-------- Extracted material --------
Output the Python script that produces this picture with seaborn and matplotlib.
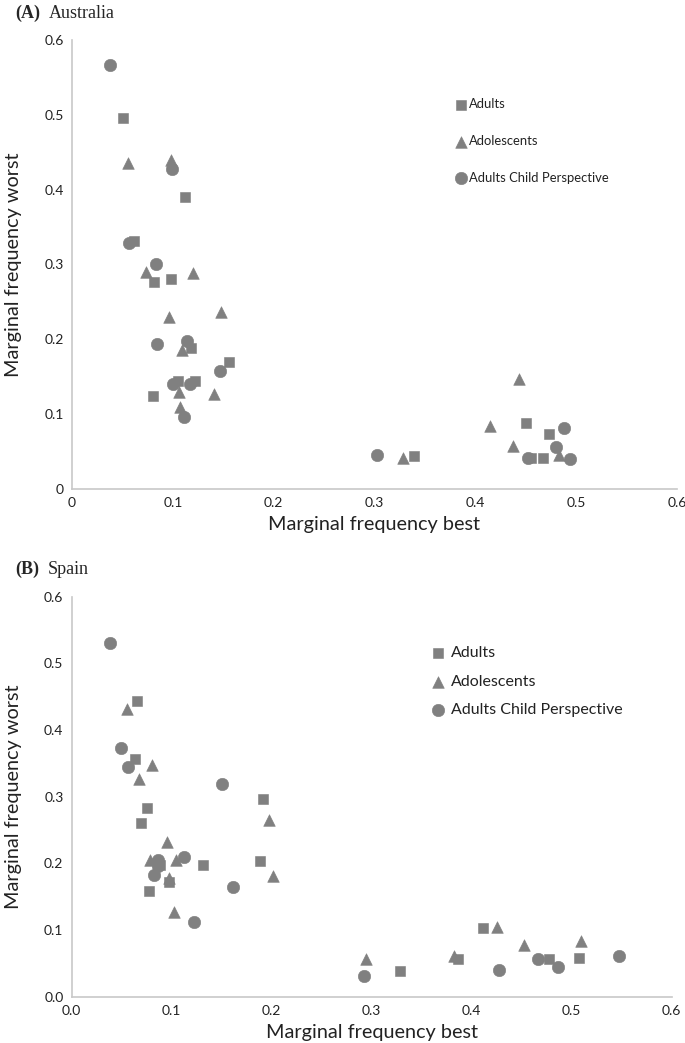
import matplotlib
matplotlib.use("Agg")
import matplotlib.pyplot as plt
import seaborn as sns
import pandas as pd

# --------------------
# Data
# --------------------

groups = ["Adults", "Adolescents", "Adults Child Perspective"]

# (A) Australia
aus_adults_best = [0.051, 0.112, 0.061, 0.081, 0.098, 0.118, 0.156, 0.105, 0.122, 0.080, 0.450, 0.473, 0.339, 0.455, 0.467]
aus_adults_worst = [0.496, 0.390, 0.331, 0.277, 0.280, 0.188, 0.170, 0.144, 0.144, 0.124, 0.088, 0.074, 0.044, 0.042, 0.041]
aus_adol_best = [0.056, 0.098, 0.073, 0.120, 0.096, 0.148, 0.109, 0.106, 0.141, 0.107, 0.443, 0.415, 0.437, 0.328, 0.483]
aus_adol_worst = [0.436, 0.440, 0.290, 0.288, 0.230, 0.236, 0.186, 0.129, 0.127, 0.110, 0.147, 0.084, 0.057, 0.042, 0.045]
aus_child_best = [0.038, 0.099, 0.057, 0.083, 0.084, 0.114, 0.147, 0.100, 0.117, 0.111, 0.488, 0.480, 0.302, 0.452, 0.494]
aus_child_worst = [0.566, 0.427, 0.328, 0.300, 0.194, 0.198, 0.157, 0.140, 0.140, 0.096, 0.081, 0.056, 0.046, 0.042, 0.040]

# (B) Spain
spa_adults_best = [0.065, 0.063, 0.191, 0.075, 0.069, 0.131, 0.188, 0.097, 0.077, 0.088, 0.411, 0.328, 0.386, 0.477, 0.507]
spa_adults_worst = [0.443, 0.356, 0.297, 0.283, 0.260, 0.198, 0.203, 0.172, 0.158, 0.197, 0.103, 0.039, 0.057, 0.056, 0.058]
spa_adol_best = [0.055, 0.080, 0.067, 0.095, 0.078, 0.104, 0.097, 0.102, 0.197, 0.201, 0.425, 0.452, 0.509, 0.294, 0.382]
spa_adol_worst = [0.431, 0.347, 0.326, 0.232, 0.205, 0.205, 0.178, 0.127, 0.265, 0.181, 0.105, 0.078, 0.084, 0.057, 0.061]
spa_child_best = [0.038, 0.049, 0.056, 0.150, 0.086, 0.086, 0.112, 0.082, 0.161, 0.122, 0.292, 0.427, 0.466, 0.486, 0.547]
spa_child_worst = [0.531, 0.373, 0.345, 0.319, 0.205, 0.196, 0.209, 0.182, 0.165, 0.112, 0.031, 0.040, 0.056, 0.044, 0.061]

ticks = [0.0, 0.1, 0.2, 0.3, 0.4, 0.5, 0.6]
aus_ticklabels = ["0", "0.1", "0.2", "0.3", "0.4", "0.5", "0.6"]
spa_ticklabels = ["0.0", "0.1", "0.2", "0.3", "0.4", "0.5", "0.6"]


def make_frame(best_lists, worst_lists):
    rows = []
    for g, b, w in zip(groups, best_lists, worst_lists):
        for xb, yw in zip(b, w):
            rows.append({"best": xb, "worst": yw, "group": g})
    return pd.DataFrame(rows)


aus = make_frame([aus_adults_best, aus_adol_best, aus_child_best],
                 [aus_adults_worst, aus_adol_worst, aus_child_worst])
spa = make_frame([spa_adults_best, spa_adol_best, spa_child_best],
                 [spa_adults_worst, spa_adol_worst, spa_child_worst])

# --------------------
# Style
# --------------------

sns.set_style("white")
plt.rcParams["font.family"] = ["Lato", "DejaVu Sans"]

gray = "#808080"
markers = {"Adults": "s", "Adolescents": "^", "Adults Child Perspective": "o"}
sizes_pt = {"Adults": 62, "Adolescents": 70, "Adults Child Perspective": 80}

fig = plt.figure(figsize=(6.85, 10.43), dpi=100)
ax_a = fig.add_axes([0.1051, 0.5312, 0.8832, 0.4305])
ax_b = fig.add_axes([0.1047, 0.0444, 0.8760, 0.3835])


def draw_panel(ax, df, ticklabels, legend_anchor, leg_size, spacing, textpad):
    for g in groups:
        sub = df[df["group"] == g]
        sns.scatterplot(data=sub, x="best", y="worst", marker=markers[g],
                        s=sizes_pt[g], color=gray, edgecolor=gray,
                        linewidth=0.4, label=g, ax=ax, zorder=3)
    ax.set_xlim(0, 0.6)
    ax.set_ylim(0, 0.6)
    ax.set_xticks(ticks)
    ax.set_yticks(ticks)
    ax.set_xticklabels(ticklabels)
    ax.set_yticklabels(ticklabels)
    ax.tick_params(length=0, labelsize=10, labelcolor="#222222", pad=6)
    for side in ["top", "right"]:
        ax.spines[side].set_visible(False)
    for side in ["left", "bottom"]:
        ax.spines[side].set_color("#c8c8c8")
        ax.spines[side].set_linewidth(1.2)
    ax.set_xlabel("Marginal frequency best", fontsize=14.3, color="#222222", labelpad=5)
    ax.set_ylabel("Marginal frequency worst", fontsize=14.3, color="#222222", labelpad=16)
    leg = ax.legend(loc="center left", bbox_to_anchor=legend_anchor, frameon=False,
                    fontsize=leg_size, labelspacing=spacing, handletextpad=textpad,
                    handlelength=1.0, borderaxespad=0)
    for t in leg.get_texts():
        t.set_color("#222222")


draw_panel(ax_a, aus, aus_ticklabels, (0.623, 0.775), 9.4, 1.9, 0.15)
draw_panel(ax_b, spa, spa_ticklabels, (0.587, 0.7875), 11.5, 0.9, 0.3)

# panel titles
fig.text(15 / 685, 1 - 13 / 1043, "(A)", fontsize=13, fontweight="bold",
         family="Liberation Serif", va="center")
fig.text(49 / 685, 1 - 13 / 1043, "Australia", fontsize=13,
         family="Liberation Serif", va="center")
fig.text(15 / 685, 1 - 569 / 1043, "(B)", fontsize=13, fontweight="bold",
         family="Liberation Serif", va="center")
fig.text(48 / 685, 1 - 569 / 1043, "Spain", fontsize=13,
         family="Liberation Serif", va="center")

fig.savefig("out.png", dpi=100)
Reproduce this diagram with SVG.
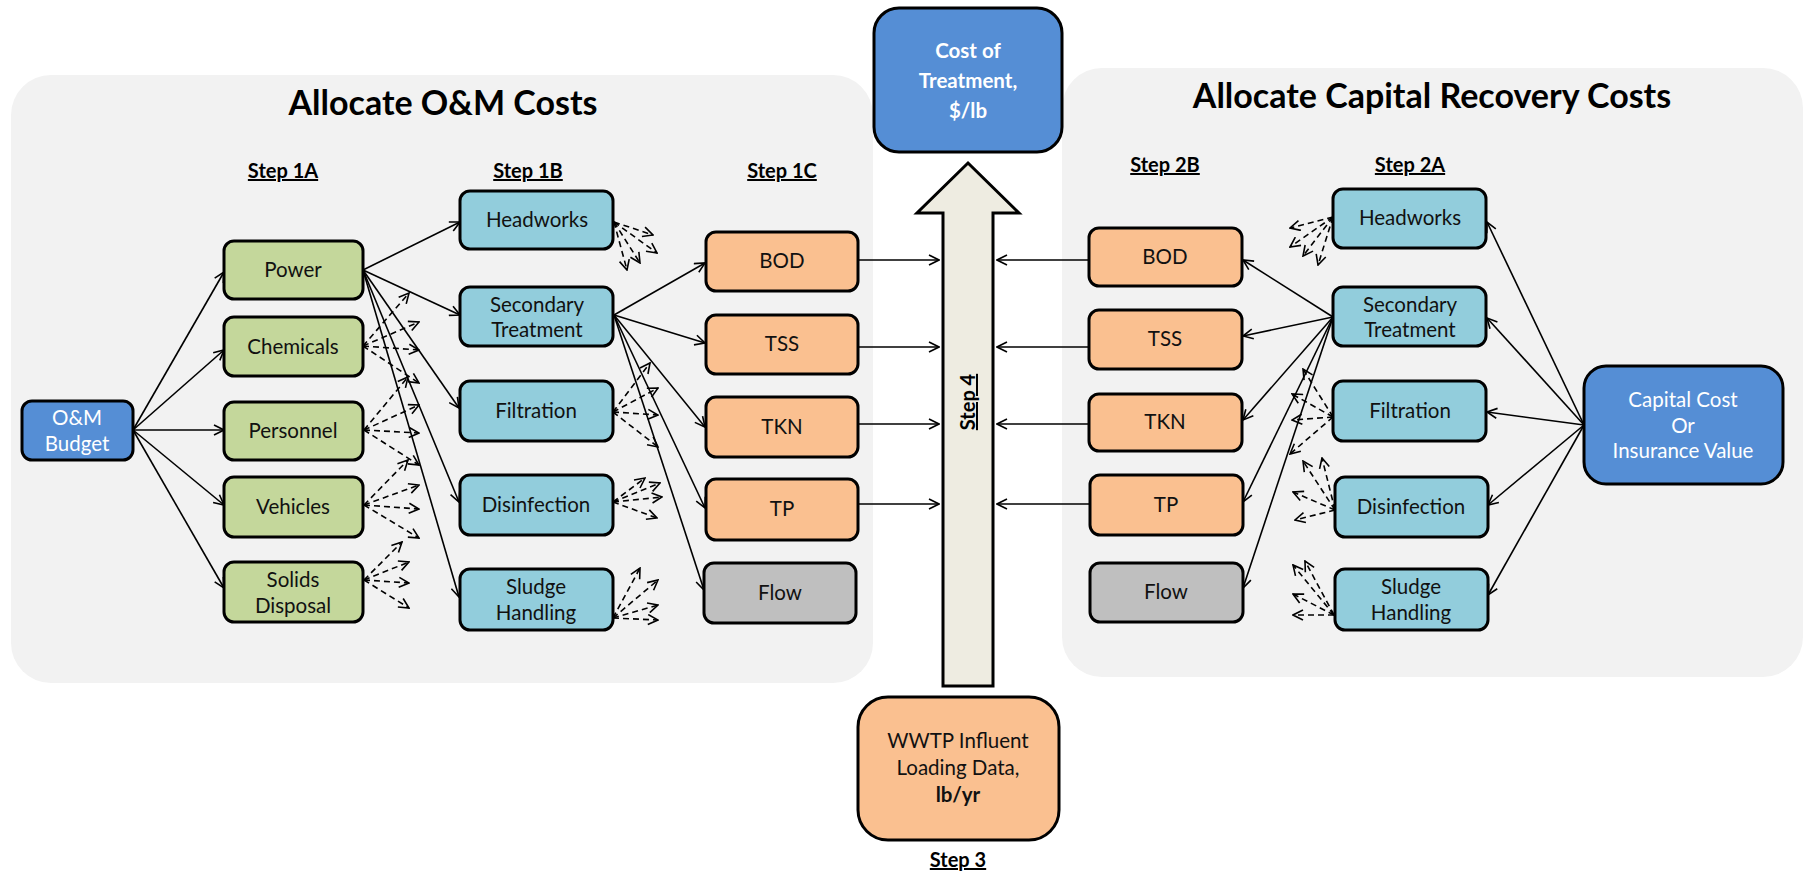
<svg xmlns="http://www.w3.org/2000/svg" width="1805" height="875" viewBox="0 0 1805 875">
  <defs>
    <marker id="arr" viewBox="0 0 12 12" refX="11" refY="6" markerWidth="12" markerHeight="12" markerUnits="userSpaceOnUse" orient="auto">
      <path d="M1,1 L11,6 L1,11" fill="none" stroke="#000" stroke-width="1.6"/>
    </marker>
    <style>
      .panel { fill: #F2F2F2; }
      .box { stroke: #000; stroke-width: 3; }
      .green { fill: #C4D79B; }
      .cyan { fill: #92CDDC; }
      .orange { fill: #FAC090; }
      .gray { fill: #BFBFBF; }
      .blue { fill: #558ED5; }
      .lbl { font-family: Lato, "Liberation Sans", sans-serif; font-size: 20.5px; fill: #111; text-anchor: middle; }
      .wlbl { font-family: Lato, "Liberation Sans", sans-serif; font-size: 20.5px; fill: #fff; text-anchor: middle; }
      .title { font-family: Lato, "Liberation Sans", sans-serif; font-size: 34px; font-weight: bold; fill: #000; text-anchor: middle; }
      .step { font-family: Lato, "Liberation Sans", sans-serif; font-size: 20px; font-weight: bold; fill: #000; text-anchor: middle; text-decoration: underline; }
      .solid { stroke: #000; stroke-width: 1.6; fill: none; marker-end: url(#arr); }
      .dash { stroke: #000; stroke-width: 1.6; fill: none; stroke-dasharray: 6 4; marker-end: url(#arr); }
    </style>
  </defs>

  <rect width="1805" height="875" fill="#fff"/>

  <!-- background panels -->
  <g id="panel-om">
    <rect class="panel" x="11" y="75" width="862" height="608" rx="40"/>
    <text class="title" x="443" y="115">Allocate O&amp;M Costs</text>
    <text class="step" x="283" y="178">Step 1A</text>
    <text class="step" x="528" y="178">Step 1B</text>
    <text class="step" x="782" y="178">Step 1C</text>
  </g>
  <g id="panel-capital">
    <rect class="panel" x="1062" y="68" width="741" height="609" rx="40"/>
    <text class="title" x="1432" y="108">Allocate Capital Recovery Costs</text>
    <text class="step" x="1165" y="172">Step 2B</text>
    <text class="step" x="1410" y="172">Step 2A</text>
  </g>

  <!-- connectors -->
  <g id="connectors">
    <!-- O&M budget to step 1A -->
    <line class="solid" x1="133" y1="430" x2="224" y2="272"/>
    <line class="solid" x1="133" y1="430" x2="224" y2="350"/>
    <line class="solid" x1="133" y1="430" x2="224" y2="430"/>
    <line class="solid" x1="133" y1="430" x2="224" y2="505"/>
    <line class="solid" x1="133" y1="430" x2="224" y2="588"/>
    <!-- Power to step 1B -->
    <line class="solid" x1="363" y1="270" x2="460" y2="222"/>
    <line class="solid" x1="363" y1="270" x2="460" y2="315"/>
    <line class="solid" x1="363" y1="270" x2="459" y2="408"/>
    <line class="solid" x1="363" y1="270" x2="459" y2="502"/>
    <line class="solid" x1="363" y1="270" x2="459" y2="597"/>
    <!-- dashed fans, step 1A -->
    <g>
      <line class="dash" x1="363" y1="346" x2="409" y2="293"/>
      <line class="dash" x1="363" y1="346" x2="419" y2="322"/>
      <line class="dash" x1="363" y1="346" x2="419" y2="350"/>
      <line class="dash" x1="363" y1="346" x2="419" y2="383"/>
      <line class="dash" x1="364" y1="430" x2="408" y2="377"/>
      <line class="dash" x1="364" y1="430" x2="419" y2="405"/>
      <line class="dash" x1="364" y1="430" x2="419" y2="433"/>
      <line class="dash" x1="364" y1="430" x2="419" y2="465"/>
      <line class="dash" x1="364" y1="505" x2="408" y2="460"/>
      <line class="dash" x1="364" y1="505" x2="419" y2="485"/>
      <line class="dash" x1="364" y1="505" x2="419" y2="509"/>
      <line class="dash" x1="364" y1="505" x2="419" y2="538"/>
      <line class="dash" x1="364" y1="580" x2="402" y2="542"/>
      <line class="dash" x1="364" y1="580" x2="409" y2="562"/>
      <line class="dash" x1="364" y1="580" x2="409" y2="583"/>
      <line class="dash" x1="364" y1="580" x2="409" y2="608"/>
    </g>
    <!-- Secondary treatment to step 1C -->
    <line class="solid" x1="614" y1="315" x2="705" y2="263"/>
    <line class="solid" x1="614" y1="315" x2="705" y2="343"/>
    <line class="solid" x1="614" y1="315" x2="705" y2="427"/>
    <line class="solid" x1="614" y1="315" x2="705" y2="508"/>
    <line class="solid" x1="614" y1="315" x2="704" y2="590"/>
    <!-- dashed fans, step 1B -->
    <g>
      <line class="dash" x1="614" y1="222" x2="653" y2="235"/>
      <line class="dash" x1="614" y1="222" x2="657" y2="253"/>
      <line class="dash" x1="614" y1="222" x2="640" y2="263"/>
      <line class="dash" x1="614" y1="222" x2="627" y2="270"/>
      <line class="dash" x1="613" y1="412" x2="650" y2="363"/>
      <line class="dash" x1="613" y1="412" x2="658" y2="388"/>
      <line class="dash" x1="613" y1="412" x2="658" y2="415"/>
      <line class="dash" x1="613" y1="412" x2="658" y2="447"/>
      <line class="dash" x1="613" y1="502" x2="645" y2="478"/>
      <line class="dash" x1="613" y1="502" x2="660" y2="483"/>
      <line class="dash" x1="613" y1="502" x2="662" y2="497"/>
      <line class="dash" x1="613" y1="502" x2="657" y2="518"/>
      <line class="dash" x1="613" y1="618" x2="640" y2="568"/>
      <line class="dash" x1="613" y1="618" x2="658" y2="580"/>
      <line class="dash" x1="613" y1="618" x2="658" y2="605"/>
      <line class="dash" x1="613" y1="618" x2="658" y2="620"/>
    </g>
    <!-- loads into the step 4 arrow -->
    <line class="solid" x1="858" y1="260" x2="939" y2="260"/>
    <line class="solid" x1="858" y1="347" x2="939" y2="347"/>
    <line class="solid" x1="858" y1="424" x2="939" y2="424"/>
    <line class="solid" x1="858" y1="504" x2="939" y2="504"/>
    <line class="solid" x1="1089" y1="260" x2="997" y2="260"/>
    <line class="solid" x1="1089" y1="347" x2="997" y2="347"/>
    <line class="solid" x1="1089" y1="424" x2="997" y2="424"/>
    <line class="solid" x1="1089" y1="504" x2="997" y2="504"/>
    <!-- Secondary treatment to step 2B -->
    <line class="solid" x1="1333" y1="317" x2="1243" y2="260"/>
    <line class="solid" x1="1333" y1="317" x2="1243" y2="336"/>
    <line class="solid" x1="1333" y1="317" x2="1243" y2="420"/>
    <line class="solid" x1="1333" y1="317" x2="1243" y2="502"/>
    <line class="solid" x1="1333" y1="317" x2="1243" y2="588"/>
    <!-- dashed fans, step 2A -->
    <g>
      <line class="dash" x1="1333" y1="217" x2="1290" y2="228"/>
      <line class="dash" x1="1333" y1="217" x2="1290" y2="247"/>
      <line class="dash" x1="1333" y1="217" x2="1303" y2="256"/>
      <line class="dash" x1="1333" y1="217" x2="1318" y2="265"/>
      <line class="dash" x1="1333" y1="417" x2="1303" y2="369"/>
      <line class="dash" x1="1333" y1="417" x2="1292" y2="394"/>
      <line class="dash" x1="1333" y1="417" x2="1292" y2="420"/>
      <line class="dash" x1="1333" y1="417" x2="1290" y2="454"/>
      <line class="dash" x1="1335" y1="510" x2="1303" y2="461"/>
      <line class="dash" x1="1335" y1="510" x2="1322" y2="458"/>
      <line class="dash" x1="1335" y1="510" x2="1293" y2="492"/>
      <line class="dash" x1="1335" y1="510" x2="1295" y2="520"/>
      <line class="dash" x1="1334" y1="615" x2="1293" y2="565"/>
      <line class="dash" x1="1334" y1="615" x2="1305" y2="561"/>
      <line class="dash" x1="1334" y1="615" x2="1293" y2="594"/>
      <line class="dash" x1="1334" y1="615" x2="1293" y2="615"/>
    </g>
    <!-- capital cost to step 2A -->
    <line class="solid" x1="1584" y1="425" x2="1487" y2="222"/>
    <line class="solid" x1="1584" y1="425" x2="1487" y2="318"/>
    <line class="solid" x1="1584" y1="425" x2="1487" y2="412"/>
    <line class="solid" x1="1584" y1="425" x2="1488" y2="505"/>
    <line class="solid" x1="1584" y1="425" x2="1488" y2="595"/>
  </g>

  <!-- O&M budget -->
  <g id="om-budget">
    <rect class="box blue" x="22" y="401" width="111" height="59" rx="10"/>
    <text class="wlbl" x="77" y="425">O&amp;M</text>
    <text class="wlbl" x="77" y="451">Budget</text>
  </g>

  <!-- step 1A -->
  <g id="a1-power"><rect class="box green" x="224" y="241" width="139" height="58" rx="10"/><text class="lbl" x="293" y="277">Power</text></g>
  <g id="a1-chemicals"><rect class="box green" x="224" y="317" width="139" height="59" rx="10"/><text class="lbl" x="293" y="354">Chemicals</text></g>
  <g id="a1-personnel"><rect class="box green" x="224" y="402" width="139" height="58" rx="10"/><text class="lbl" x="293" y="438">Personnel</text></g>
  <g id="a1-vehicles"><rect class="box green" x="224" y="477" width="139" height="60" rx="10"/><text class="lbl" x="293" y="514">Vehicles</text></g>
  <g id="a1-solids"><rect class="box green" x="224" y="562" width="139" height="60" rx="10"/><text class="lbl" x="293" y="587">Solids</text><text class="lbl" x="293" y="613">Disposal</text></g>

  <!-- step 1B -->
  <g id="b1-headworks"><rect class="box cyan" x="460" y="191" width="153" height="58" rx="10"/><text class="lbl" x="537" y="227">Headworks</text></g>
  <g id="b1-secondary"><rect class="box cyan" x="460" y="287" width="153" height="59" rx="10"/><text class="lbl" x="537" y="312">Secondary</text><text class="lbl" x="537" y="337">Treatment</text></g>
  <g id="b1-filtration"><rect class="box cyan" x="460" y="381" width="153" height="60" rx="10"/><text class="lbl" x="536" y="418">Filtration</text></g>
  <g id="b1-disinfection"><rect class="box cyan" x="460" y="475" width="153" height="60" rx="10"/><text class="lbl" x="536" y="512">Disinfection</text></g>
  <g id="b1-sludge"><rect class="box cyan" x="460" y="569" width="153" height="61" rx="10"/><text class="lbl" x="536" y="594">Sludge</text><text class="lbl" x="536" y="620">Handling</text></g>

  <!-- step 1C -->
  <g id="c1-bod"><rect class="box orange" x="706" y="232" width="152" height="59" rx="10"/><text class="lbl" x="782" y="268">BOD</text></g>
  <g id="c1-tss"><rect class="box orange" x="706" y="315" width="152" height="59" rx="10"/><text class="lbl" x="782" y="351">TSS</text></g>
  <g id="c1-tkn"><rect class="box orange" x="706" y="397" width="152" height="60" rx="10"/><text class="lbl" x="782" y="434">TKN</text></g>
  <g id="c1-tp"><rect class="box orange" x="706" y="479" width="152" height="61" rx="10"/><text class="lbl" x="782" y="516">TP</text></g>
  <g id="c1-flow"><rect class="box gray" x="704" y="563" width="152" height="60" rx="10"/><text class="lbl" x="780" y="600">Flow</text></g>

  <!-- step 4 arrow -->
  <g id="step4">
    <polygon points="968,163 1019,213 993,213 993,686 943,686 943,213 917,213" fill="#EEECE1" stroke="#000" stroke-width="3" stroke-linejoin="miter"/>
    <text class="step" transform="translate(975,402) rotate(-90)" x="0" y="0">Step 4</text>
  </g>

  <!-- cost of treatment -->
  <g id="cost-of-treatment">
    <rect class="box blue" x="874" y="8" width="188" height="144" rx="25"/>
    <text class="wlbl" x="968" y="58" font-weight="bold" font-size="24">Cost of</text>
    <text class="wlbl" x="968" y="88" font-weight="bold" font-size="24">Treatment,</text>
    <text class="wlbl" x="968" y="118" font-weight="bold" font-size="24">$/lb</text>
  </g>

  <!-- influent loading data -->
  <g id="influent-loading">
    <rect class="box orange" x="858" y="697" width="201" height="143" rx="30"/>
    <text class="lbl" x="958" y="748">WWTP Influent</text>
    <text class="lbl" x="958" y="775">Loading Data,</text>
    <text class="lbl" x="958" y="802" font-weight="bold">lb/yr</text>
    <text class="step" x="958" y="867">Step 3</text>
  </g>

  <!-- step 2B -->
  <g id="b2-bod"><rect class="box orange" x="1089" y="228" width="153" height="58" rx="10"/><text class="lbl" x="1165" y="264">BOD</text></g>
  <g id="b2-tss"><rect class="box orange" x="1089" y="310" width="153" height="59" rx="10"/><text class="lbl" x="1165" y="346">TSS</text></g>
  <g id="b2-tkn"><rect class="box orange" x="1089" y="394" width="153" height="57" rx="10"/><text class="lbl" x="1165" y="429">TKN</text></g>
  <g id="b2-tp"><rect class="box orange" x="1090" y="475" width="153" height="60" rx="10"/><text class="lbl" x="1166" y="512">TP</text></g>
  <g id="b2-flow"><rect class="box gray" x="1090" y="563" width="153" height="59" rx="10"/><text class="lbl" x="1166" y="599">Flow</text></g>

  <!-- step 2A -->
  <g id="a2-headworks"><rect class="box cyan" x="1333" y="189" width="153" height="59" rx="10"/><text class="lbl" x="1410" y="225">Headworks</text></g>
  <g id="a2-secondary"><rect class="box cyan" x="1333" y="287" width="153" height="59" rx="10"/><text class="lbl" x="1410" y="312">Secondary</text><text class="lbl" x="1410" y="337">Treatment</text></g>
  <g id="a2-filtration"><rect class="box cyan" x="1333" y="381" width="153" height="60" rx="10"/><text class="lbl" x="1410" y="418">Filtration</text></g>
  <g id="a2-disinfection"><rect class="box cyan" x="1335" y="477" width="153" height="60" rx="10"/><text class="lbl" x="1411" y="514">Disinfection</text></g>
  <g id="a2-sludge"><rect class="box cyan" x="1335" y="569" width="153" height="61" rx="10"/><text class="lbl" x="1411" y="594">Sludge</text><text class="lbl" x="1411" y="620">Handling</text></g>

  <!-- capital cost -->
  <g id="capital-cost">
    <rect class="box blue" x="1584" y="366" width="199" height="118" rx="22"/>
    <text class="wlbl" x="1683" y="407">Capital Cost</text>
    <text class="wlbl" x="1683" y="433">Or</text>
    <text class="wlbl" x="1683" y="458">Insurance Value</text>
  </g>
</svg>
--------
Pictures excluded, repeat the records exactly from their opening line through the line containing "0.046, 0.042, 0.040]".

- Worked answer -
Output the Python script that produces this picture with seaborn and matplotlib.
import matplotlib
matplotlib.use("Agg")
import matplotlib.pyplot as plt
import seaborn as sns
import pandas as pd

# --------------------
# Data
# --------------------

groups = ["Adults", "Adolescents", "Adults Child Perspective"]

# (A) Australia
aus_adults_best = [0.051, 0.112, 0.061, 0.081, 0.098, 0.118, 0.156, 0.105, 0.122, 0.080, 0.450, 0.473, 0.339, 0.455, 0.467]
aus_adults_worst = [0.496, 0.390, 0.331, 0.277, 0.280, 0.188, 0.170, 0.144, 0.144, 0.124, 0.088, 0.074, 0.044, 0.042, 0.041]
aus_adol_best = [0.056, 0.098, 0.073, 0.120, 0.096, 0.148, 0.109, 0.106, 0.141, 0.107, 0.443, 0.415, 0.437, 0.328, 0.483]
aus_adol_worst = [0.436, 0.440, 0.290, 0.288, 0.230, 0.236, 0.186, 0.129, 0.127, 0.110, 0.147, 0.084, 0.057, 0.042, 0.045]
aus_child_best = [0.038, 0.099, 0.057, 0.083, 0.084, 0.114, 0.147, 0.100, 0.117, 0.111, 0.488, 0.480, 0.302, 0.452, 0.494]
aus_child_worst = [0.566, 0.427, 0.328, 0.300, 0.194, 0.198, 0.157, 0.140, 0.140, 0.096, 0.081, 0.056, 0.046, 0.042, 0.040]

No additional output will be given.